Today you can’t use the Jazz platform at all for custom development. That’s the worst of all. Or you make your users buy RTC for 50k+client licences and bundle your application inside of that… Obviously not a option. Even a commercial licence would make sense, if the platform gives me a productivity boost. On the other hand, many productivity booster like Spring can’t be sold – they must be open-source for a community to adopt them.
Great article Ferdy. A couple of details you may want to know on the licensing front. You’re right that the Jazz Foundation and RTC are not made available under an open source license. We’re using many of the open source practices learned from Eclipse to develop the software in an open and transparent manner but it’s very much a commercial offering when it comes to the licensing. That said:
We make all the source code for RTC available with each build. You can modify this for your own internal use but you cannot redistribute it.

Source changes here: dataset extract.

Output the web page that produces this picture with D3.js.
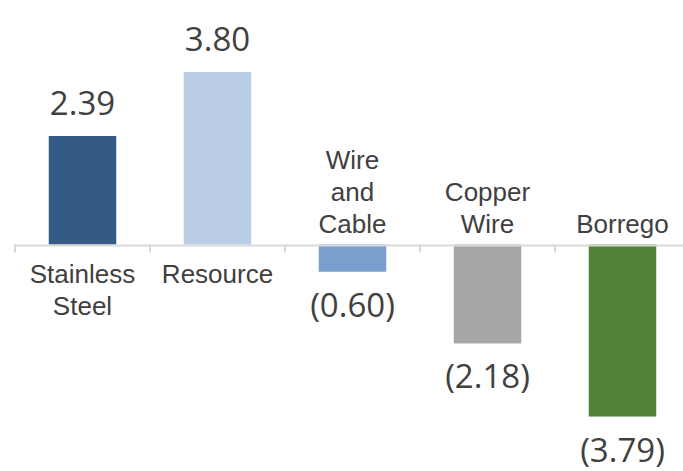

We offer free RTC licenses for academic researchers, educators and open source projects (https://jazz.net/community/academic/).
Has anyone tried to integrate their own tools as a domain service provider ala OSLC? Has anyone attempted to federate between two domain service providers in the same domain space (eg. Clearcase and Quality Center)?
I think the concept is interesting with a lot of potential, but the complexities of implementing something like this in a large enterprise with heterogeneous vendor tools.
Bob, beyond Rational Jazz based products, on the CM space Mylyn is supporting OSLC.
I agree with you that it could be a complex approach (format, semantics, agree on a standard, …), it has its strengths and weaknesses, but integration has never been an easy task, specially, as you mention, with heterogeneous vendor tools.
I understand there are to be new announcements at the IBM Rational Conference next week that will add more vendors to the list of partners. I am anxious to see that list.
I am also anxious to see if there is any indication IBM will make the Jazz Foundation Services truly open. As the author indicated, I see that as a major obstacle to cross-vendor adoption.